WHAT THE TASK ASKS ▸ Your job is to retype all of the data word for word, leaving every image out.

MATERIAL PROVIDED ▸

####

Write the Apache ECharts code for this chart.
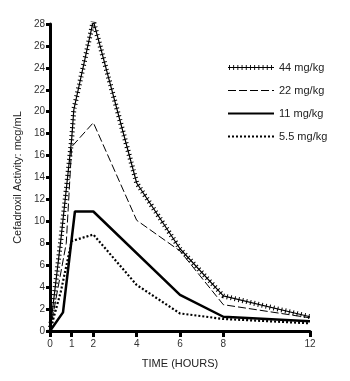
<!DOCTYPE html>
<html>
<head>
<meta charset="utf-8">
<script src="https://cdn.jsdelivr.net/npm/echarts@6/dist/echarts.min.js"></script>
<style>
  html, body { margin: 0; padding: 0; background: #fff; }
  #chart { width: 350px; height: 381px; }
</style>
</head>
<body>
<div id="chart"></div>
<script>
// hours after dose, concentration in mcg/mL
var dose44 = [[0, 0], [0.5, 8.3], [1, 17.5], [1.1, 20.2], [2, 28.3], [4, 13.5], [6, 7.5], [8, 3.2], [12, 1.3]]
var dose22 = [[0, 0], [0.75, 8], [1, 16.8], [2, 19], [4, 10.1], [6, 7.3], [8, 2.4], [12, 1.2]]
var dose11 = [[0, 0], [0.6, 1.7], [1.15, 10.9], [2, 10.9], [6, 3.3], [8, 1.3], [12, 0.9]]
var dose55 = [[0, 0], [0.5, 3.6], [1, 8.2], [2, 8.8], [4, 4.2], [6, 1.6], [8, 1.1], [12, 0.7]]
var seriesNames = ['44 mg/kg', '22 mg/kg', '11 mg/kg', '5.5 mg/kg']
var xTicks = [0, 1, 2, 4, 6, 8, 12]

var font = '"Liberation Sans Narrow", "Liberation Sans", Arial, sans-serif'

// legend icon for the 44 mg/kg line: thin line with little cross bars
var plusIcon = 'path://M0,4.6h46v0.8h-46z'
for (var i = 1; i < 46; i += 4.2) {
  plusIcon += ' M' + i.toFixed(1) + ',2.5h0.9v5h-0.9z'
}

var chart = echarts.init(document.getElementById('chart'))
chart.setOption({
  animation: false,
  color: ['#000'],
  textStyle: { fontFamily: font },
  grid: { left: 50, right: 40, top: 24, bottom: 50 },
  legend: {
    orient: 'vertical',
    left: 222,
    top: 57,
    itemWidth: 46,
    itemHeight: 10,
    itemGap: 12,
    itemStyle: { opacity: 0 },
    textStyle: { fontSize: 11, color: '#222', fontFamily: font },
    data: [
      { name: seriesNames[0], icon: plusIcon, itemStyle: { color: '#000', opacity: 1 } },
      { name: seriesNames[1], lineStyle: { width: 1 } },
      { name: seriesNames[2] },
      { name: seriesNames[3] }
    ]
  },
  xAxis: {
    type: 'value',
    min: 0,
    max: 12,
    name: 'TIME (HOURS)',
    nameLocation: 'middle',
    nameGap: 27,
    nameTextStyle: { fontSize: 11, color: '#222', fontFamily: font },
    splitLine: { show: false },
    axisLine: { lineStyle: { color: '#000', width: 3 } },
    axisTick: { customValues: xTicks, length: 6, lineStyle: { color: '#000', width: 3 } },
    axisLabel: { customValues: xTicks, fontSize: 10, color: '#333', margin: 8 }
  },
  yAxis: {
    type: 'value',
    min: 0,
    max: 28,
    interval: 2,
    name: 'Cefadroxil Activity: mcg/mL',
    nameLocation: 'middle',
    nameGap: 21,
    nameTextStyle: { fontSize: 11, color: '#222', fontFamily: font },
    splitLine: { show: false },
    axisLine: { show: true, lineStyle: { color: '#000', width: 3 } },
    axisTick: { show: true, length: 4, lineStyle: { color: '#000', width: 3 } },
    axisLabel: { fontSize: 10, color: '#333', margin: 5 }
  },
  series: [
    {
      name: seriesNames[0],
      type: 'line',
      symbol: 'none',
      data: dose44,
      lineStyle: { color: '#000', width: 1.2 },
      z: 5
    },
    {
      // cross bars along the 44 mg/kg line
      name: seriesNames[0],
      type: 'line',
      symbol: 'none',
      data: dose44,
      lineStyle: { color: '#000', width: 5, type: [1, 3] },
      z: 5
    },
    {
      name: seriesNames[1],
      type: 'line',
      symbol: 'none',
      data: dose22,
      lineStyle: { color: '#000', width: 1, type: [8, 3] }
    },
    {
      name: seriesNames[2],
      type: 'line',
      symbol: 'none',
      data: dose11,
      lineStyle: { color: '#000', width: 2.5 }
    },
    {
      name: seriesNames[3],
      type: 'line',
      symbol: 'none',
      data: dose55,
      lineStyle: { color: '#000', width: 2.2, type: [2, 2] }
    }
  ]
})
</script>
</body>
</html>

####

SOLUTION FOR THIS PROBLEM ▸
Write the Apache ECharts code for this chart.
<!DOCTYPE html>
<html>
<head>
<meta charset="utf-8">
<script src="https://cdn.jsdelivr.net/npm/echarts@6/dist/echarts.min.js"></script>
<style>
  html, body { margin: 0; padding: 0; background: #fff; }
  #chart { width: 350px; height: 381px; }
</style>
</head>
<body>
<div id="chart"></div>
<script>
// hours after dose, concentration in mcg/mL
var dose44 = [[0, 0], [0.5, 8.3], [1, 17.5], [1.1, 20.2], [2, 28.3], [4, 13.5], [6, 7.5], [8, 3.2], [12, 1.3]]
var dose22 = [[0, 0], [0.75, 8], [1, 16.8], [2, 19], [4, 10.1], [6, 7.3], [8, 2.4], [12, 1.2]]
var dose11 = [[0, 0], [0.6, 1.7], [1.15, 10.9], [2, 10.9], [6, 3.3], [8, 1.3], [12, 0.9]]
var dose55 = [[0, 0], [0.5, 3.6], [1, 8.2], [2, 8.8], [4, 4.2], [6, 1.6], [8, 1.1], [12, 0.7]]
var seriesNames = ['44 mg/kg', '22 mg/kg', '11 mg/kg', '5.5 mg/kg']
var xTicks = [0, 1, 2, 4, 6, 8, 12]

var font = '"Liberation Sans Narrow", "Liberation Sans", Arial, sans-serif'

// legend icon for the 44 mg/kg line: thin line with little cross bars
var plusIcon = 'path://M0,4.6h46v0.8h-46z'
for (var i = 1; i < 46; i += 4.2) {
  plusIcon += ' M' + i.toFixed(1) + ',2.5h0.9v5h-0.9z'
}

var chart = echarts.init(document.getElementById('chart'))
chart.setOption({
  animation: false,
  color: ['#000'],
  textStyle: { fontFamily: font },
  grid: { left: 50, right: 40, top: 24, bottom: 50 },
  legend: {
    orient: 'vertical',
    left: 222,
    top: 57,
    itemWidth: 46,
    itemHeight: 10,
    itemGap: 12,
    itemStyle: { opacity: 0 },
    textStyle: { fontSize: 11, color: '#222', fontFamily: font },
    data: [
      { name: seriesNames[0], icon: plusIcon, itemStyle: { color: '#000', opacity: 1 } },
      { name: seriesNames[1], lineStyle: { width: 1 } },
      { name: seriesNames[2] },
      { name: seriesNames[3] }
    ]
  },
  xAxis: {
    type: 'value',
    min: 0,
    max: 12,
    name: 'TIME (HOURS)',
    nameLocation: 'middle',
    nameGap: 27,
    nameTextStyle: { fontSize: 11, color: '#222', fontFamily: font },
    splitLine: { show: false },
    axisLine: { lineStyle: { color: '#000', width: 3 } },
    axisTick: { customValues: xTicks, length: 6, lineStyle: { color: '#000', width: 3 } },
    axisLabel: { customValues: xTicks, fontSize: 10, color: '#333', margin: 8 }
  },
  yAxis: {
    type: 'value',
    min: 0,
    max: 28,
    interval: 2,
    name: 'Cefadroxil Activity: mcg/mL',
    nameLocation: 'middle',
    nameGap: 21,
    nameTextStyle: { fontSize: 11, color: '#222', fontFamily: font },
    splitLine: { show: false },
    axisLine: { show: true, lineStyle: { color: '#000', width: 3 } },
    axisTick: { show: true, length: 4, lineStyle: { color: '#000', width: 3 } },
    axisLabel: { fontSize: 10, color: '#333', margin: 5 }
  },
  series: [
    {
      name: seriesNames[0],
      type: 'line',
      symbol: 'none',
      data: dose44,
      lineStyle: { color: '#000', width: 1.2 },
      z: 5
    },
    {
      // cross bars along the 44 mg/kg line
      name: seriesNames[0],
      type: 'line',
      symbol: 'none',
      data: dose44,
      lineStyle: { color: '#000', width: 5, type: [1, 3] },
      z: 5
    },
    {
      name: seriesNames[1],
      type: 'line',
      symbol: 'none',
      data: dose22,
      lineStyle: { color: '#000', width: 1, type: [8, 3] }
    },
    {
      name: seriesNames[2],
      type: 'line',
      symbol: 'none',
      data: dose11,
      lineStyle: { color: '#000', width: 2.5 }
    },
    {
      name: seriesNames[3],
      type: 'line',
      symbol: 'none',
      data: dose55,
      lineStyle: { color: '#000', width: 2.2, type: [2, 2] }
    }
  ]
})
</script>
</body>
</html>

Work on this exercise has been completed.